A blind’s biggest asset is its versatility—they can be set up practically anywhere and give hunters great concealment in a variety of hunting situations. If you want to pick up and try a new area, it’s easy to do so with a blind. Because of this mobility and ease of use, blinds are great options for new hunters.

While offering a great deal of concealment, blinds also shield you from the elements (rain, wind, snow), which may help you do longer hunts. Overall, blinds are much more comfortable and spacious than tree stands. With plenty of room to stretch and for your gear, hunters can move around more inside a blind than they would in a stand. In this way, when it comes time to set up for a shot, you’re able to do more adjustments. Plus, many modern blinds have a shooting rail or rest to take your shot from—or you can easily grab a shooting stick inside a blind. Either way, being steady increases your odds of making a clean kill shot.

Finally, the biggest argument made in favor of blinds is for their safety. Accidents have happened in tree stands, resulting in injuries. It’s easier to get yourself, your gear, and your weapon into a blind on a dark, early morning.

The Cons of Blinds

Blinds force you to take shots out of the available shooting windows, which limits your shots to the shooting lanes that are visible from those openings.

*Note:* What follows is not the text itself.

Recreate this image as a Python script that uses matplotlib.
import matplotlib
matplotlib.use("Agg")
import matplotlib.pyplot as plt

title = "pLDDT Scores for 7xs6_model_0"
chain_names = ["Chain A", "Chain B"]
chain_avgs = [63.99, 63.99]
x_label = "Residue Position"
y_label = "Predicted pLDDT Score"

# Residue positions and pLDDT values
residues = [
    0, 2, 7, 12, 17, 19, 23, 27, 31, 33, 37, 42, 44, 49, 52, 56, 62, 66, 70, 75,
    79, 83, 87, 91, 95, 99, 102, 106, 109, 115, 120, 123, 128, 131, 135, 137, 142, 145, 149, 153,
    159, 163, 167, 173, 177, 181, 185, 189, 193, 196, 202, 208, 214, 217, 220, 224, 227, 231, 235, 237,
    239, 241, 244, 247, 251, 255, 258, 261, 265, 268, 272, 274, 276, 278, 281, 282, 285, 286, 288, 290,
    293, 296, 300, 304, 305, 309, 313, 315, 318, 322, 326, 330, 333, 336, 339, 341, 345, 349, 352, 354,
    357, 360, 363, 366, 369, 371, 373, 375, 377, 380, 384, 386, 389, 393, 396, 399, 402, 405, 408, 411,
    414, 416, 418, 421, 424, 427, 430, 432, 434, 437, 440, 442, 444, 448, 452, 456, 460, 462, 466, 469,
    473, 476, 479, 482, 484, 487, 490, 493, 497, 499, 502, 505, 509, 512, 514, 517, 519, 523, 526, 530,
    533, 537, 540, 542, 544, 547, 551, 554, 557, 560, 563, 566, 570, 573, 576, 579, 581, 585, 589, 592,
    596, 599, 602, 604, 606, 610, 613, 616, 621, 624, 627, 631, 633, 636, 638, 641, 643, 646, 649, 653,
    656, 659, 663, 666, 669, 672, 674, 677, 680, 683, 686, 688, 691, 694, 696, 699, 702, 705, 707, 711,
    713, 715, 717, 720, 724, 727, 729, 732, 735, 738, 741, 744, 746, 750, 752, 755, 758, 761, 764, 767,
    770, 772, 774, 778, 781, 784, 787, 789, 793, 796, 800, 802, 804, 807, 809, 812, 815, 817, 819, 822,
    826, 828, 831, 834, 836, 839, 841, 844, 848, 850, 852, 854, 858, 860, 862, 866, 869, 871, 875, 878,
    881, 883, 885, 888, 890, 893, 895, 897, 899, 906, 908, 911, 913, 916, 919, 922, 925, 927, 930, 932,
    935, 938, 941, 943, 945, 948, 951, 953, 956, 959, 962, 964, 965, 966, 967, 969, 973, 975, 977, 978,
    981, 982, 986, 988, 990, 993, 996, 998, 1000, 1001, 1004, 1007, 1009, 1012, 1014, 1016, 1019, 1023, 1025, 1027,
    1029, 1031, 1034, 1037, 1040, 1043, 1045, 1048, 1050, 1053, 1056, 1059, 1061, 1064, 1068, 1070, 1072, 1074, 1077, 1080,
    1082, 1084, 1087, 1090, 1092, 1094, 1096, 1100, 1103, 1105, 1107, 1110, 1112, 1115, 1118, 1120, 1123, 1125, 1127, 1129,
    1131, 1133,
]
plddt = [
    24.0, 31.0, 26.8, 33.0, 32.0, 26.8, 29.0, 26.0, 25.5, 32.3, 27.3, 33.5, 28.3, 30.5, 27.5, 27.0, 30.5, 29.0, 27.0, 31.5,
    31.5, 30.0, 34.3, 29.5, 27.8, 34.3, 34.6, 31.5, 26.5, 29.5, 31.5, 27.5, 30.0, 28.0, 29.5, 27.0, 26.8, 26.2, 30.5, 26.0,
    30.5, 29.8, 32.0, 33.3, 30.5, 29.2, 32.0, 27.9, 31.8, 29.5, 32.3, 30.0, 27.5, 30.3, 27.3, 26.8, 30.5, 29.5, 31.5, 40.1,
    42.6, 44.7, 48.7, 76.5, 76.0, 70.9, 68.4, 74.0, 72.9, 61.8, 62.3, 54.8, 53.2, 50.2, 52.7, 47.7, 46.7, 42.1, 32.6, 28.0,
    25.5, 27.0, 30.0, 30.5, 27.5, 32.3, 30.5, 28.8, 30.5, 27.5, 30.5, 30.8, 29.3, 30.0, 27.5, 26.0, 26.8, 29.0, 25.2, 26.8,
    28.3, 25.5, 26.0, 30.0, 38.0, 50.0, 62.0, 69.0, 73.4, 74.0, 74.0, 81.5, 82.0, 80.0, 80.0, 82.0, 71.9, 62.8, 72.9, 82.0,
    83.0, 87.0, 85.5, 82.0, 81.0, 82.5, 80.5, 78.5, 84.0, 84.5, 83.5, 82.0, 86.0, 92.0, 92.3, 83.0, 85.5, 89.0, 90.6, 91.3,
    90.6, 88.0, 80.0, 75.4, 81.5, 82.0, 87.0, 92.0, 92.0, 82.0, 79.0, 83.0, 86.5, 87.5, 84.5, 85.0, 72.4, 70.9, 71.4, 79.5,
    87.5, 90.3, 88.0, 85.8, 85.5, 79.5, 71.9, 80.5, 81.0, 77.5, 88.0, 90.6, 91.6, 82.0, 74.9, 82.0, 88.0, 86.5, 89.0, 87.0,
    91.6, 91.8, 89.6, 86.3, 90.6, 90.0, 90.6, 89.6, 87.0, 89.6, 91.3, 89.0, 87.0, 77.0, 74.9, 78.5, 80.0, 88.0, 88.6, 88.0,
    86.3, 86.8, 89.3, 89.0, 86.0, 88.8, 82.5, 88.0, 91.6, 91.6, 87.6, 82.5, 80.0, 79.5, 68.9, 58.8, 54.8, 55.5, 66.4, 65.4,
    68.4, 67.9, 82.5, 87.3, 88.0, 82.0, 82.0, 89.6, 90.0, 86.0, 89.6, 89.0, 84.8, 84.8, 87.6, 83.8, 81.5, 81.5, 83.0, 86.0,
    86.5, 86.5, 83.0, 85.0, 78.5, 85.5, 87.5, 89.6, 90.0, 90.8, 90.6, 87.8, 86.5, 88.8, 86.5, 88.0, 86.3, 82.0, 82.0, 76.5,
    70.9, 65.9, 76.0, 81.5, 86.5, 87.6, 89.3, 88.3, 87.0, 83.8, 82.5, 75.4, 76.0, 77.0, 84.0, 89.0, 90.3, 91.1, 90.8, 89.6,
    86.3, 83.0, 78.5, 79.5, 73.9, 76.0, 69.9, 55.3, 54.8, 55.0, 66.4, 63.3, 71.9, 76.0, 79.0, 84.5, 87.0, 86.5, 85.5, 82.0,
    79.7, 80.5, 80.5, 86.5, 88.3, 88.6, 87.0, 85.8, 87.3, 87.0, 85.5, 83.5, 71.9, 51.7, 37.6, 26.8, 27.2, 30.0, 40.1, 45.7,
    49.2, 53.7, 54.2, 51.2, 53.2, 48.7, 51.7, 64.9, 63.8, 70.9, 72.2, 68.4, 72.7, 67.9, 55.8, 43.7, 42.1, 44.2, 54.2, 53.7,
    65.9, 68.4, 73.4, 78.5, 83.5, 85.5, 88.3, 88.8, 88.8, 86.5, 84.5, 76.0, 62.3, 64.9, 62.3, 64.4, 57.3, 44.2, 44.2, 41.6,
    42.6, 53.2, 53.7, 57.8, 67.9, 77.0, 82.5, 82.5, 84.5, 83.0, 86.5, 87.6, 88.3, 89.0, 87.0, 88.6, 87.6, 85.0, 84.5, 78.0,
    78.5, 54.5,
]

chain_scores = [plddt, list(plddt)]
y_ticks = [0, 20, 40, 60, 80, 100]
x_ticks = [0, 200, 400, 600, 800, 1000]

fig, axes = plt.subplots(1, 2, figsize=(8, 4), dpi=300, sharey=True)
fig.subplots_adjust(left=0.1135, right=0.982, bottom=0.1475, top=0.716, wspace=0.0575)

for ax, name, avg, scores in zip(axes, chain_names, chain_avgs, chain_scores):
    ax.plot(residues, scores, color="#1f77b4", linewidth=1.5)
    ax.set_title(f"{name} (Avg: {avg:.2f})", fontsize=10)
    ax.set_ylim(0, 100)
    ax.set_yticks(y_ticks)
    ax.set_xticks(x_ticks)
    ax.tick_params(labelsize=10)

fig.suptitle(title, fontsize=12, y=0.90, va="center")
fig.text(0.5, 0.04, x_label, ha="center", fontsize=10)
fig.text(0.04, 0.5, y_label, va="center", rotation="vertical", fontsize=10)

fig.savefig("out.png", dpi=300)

The deer don’t always cooperate with those shooting lanes, and it can be difficult to see the movement of your prey outside of these windows. Not to mention, at ground level, your line of sight is limited to what’s in front of you. Topography and vegetation can further decrease your visibility, an essential asset to any hunt.

As much as blind shield what’s inside them, they can stick out amongst the environment. Deer are automatically wary of new things popping up in the areas they know well. If possible, you should set up the blind well before your hunt and camouflage it with natural vegetation from the area. However, this counts against the mobility blinds are so appreciated for.

The Final Word

Ultimately, if you think critically about the area you’ll be hunting—its topography, tree availability, and visibility—that will have the greatest sway on your decision. A treestand or blind isn’t perfect in every hunting situation, that’s why the two coexist in the hunting world. If you can become comfortable using both setups, then you will have greater versatility and flexibility as a hunter, allowing you to choose what to use on a hunt-by-hunt basis.